E. Le maire a des pouvoirs propres en matière de police spéciale(police des constructions, des fermetures journalières ou dominicales des magasins ; police rurale, etc.
1°) En Alsace-Moselle, le droit de la police municipale relève de textes particuliers qui sont toutefois pour la plupart codifiés.
2°) Le droit local du pouvoir de police municipale comporte dans l'ensemble les mêmes prérogatives et les mêmes obligations pour le maire que le droit général : assurer l’ordre public dans ses trois composantes, la sécurité, la salubrité et la tranquillité publiques.
3°) Le caractère exécutoire des mesures de police du maire n'est pas subordonné à la transmission au représentant de l'État ; ce particularisme a été maintenu par les lois de décentralisation de 1982.

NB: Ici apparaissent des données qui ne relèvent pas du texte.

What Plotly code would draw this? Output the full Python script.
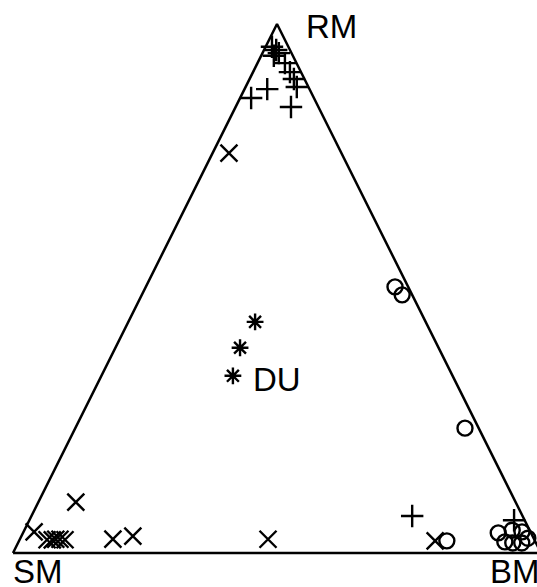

4°) Les arrêtés pris en matière de police municipale doivent être transmis au tribunal d'instance et au procureur de la République, en plus des formalités de publication du droit général.
5°) Sauf exceptions résultant de dispositions expresses, le préfet ne dispose pas en Alsace-Moselle du « pouvoir de substitution »qui, en droit général, lui permet de se substituer à un ou plusieurs maires dans l'exercice du pouvoir de police.
6°) Le régime de la police d'État est soumis en Alsace et en Moselle à une règle spécifique. La différence avec le droit général concerne la police des rassemblements d'hommes, qui relèvent en Alsace-Moselle du préfet que les rassemblements soient occasionnels ou non. En droit général, le maire est compétent pour les rassemblements non occasionnels.
7°) Dans les communes de plus de 25.000 habitants et assimilées, le maire nomme seul les gardes champêtres sans agrément du procureur de la République et du représentant de l'État.
8°) Le maire dispose du pouvoir d'accorder certaines dérogations à la règle du repos dominical et des jours fériés et fixe les heures journalières de fermeture des commerces.
9°) Concurremment aux règles du droit général fixées dans le Code de l'urbanisme, le maire dispose dans les trois départements de l'Est, en application de la loi locale du 7 novembre 1910, sur la base d'une autorisation du conseil municipal et après une procédure assez sommaire de consultation, du pouvoir de prendre un règlement municipal de construction dans l'intérêt de l'esthétique locale. Ce règlement peut comporter des règles relatives à l'implantation et à l'aspect des constructions. Ce droit local n’est plus pratiqué à Strasbourg depuis les années 1990.
10°) La loi locale sur la police rurale du 9 juillet 1888 reste en vigueur.
11°) Si en Alsace-Moselle les carrés confessionnels sont admis dans les cimetières, le maire y détient le pouvoir de décider de l’interconfessionnalité d’un cimetière (T .A. Strasbourg 2 octobre 1956).